Option 1: “Approve” = step-specific
Option 2: “Approve” = action-specific
➡️ Decision: Option 1
We decided to use the term “approve” or “approval” only when referring to budget approvals because Option 2 would be more expensive, requiring us to rename the existing approval system.
Usability fixes
Internal feedback and user testing in initial designs showed that people had trouble making sense of the fields and widgets where the step is introduced. Upon further fixes, the concept was much more understandable to stakeholders and customers
❌ Before
✅ After
Improvements to design system
Previously, design guidelines required that employees approved/rejected expenses through a dialog component. However, because insights from user research indicated that it was crucial for employees to be able to view the scan of the expense in order to inform the accountant whether changes were necessary, I convinced the team to transition towards the drawer component for these interactions.

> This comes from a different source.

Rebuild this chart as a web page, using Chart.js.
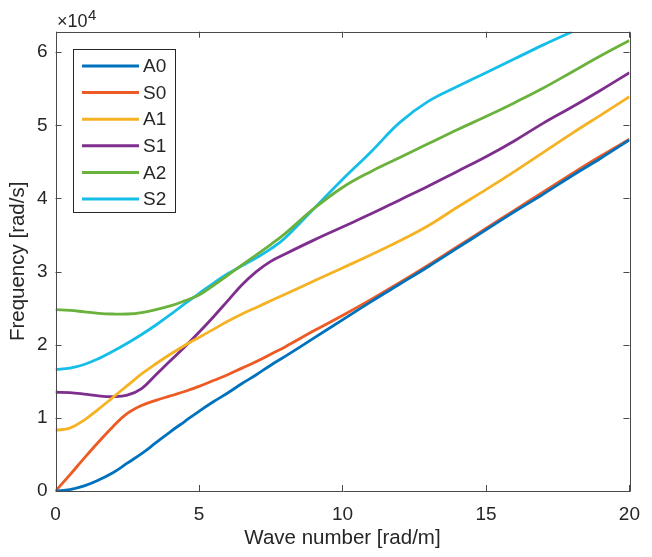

❌ Before: Dialogue component
✅ After: Drawer component
A clearer user overview
Allowing invoice verification to be a distinct step in the Moss accounting experience means more transparency for the user. Here, once invoices are pending verification, finance teams can easily see the progress by clicking through the tabs. Under the “Verify” tab, is a table with tailored information for what they need to know. For example, they can see if any invoices are taking longer than they should and send out reminders.
Outcome
Feedback and beta testing has shown extremely positive reactions to the solution. All customers previously blocked by the invoice module were satisfied with our solution. These customers represent a large part of Moss’ 100% SaaS ARR growth and 120% net revenue retention in the past year.
“We've been especially pleased by the team's responsiveness to our product feedback, especially around controlling and accounting. It's refreshing to see the speed at which they continue to deliver a product that fundamentally improves the day-to-day of our finance teams.”
Fritz Cramer / Cosuno GmbH
Project Limitations
Due to practical and technical limitations of the project, we relied mainly on qualitative feedback from customers who were at high risk of churning. Measuring completion of invoice processing was not realistic due to a variety of factors within customer processes.
In the future, I would keep an eye on the following within the target customer segment: Feature-usage rate and average number of times (plus reasons) an invoice is sent back during verification. The next steps would be to figure out more ways to automate verifier selection so as to ease the accountant’s time spent tracking down the correct person.